Voici pourtant, à l’endroit où nous arrivons, une brèche affreuse qui s’y est produite en dépit de tout. Il y a eu là une batterie installée au grand complet sur le flanc de la montagne, avec canons, mules, baraquemens, etc. jusqu’au jour où il a semblé bon à la montagne de secouer tout cela, comme une femme fait tomber d’un coup de brosse un peu de neige qui est sur sa jupe.

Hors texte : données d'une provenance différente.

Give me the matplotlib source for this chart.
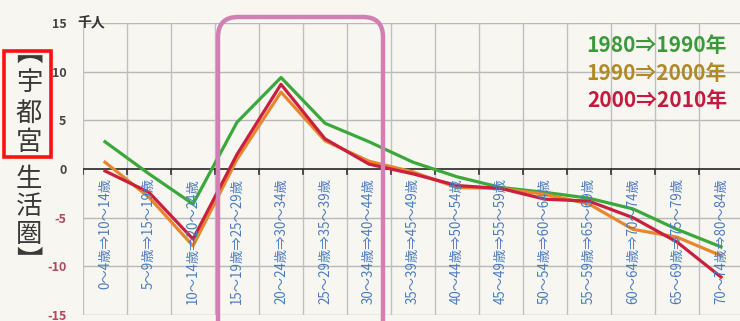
import numpy as np
import matplotlib
matplotlib.use("Agg")
import matplotlib.pyplot as plt
import matplotlib.transforms as mtransforms
from matplotlib.patches import FancyBboxPatch, Rectangle

plt.rcParams['font.family'] = ['Noto Sans CJK JP', 'DejaVu Sans']

# age groups (from -> to, ten years later)
ages_from = ["0～4", "5～9", "10～14", "15～19", "20～24", "25～29", "30～34", "35～39",
             "40～44", "45～49", "50～54", "55～59", "60～64", "65～69", "70～74"]
ages_to = ["10～14", "15～19", "20～24", "25～29", "30～34", "35～39", "40～44", "45～49",
           "50～54", "55～59", "60～64", "65～69", "70～74", "75～79", "80～84"]
labels = [f"{a}歳⇒{b}歳" for a, b in zip(ages_from, ages_to)]

# net migration, thousand people
s1980 = [2.8, -0.5, -3.6, 4.8, 9.4, 4.7, 2.8, 0.7, -0.8, -1.9, -2.4, -3.0, -4.1, -6.2, -8.0]
s1990 = [0.7, -2.9, -7.9, 1.0, 7.9, 2.9, 0.8, -0.3, -1.9, -2.0, -2.6, -3.6, -6.2, -7.0, -8.9]
s2000 = [-0.2, -2.4, -7.2, 1.5, 8.7, 3.1, 0.5, -0.5, -1.7, -2.0, -3.1, -3.3, -5.0, -7.5, -11.1]

series_names = ["1980⇒1990年", "1990⇒2000年", "2000⇒2010年"]
line_colors = ["#3aa83a", "#e8862e", "#c8203e"]
text_colors = ["#3a9a3a", "#b08a28", "#c41a40"]

W, H = 740, 321
fig = plt.figure(figsize=(W / 100, H / 100), dpi=100)
fig.patch.set_facecolor("#f8f6f1")

# axes box in pixels: x 83..743, y 23..315
ax = fig.add_axes([83 / W, 1 - 315 / H, 660 / W, 292 / H])
ax.set_facecolor("#f8f6f1")

x = np.arange(len(labels))
ax.plot(x, s1980, color=line_colors[0], lw=2.3, zorder=3)
ax.plot(x, s1990, color=line_colors[1], lw=2.3, zorder=4)
ax.plot(x, s2000, color=line_colors[2], lw=2.3, zorder=5)

ax.set_xlim(-0.5, len(labels) - 0.5)
ax.set_ylim(-15, 15)
ax.set_yticks([15, 10, 5, 0, -5, -10, -15])
for yv in [15, 10, 5, -5, -10, -15]:
    ax.axhline(yv, color="#b8b8b8", lw=1.0, zorder=1)
ax.axhline(0, color="#444444", lw=1.4, zorder=2)
for xv in np.arange(-0.5, len(labels), 1.0):
    ax.axvline(xv, color="#c0c0c0", lw=1.0, zorder=1)
    ax.plot([xv, xv], [0, -0.5], color="#333333", lw=1.2, zorder=2)

for s in ax.spines.values():
    s.set_visible(False)
ax.set_xticks([])
ax.tick_params(axis="y", length=0, pad=12)
ylabels = ax.set_yticklabels(["15", "10", "5", "0", "-5", "-10", "-15"], fontsize=9,
                             fontweight="bold")
for t, v in zip(ylabels, [15, 10, 5, 0, -5, -10, -15]):
    t.set_color("#b04a5a" if v < 0 else "#444444")

# category labels under the zero line
for i, lab in enumerate(labels):
    ax.text(i, -0.9, lab, rotation=90, ha="center", va="top", fontsize=9.6,
            color="#4a7cc0", zorder=6)

fig.text(77 / W, 1 - 23 / H, "千人", ha="left", va="center", fontsize=10,
         fontweight="bold", color="#333333")

# legend text
for k, (name, c) in enumerate(zip(series_names, text_colors)):
    fig.text(727 / W, 1 - (45 + k * 28) / H, name, ha="right", va="center",
             fontsize=15, fontweight="bold", color=c)

# vertical title
title_chars = ["︻", "宇", "都", "宮", "生", "活", "圏", "︼"]
title_y = [54, 83, 113, 143, 180, 207, 234, 262]
for ch, yy in zip(title_chars, title_y):
    fig.text(29 / W, 1 - yy / H, ch, ha="center", va="center", fontsize=19,
             color="#3a3a3a")

ident = mtransforms.IdentityTransform()
fig.patches.append(Rectangle((4, H - 157), 47, 106, fill=False, edgecolor="#ff1010",
                             lw=2.6, transform=ident, figure=fig))
fig.patches.append(FancyBboxPatch((218, H - 340), 165, 323,
                                  boxstyle="round,pad=0,rounding_size=20",
                                  fill=False, edgecolor="#d27fb4", lw=3.2,
                                  transform=ident, figure=fig, zorder=10))

fig.savefig("out.png", dpi=100, facecolor=fig.get_facecolor())
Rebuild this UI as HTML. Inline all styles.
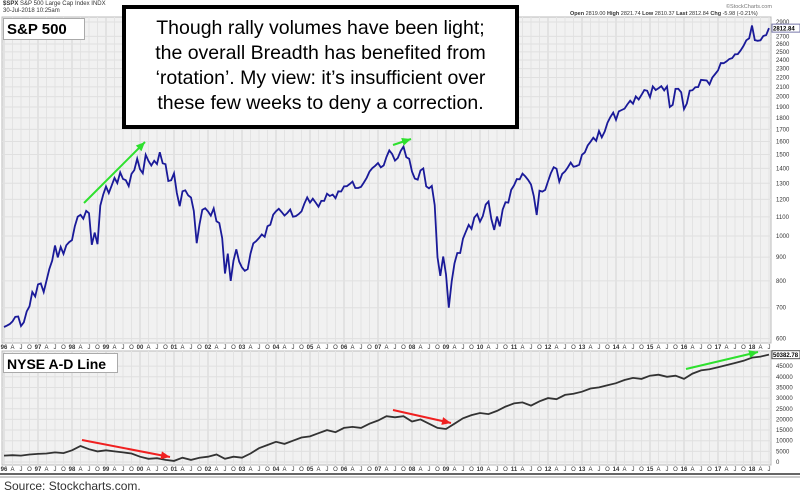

— Cinquante cadavres furent retrouvés et ensevelis, nous raconte notre guide en nous montrant une rangée de petites croix émergeant à peine d’un vallon neigeux. Quatre-vingt-dix sont en tas dans la vallée avec les mules et le reste. Ceux-là, nous ne les retrouverons jamais. Comment est-ce arrivé ? Il faut très peu de chose pour détacher une avalanche, quand la neige est mûre. Il suffit d’un coup de fusil. Or nous ne pouvons nous arrêter et nous sommes obligés d’ébranler continuellement l’atmosphère par le tir de nos canons. Ecoutez plutôt !

Il ne se passait rien sur ce front en ce moment. Cependant, à intervalles, une pièce cachée ici ou là répondait à l’adversaire. Parfois la décharge résonnait comme un cri de triomphe à travers les neiges, puis comme la chute des arbres là-bas dans l’épaisseur des bois ; mais c’était plus terrible quand elle expirait en un bruit sourd, pas plus fort que le battement du sang dans les oreilles après une ascension, ou pareil à l’avis qu’un pan de montagne pourrait donner avant de se décider à se mettre de lui-même en mouvement.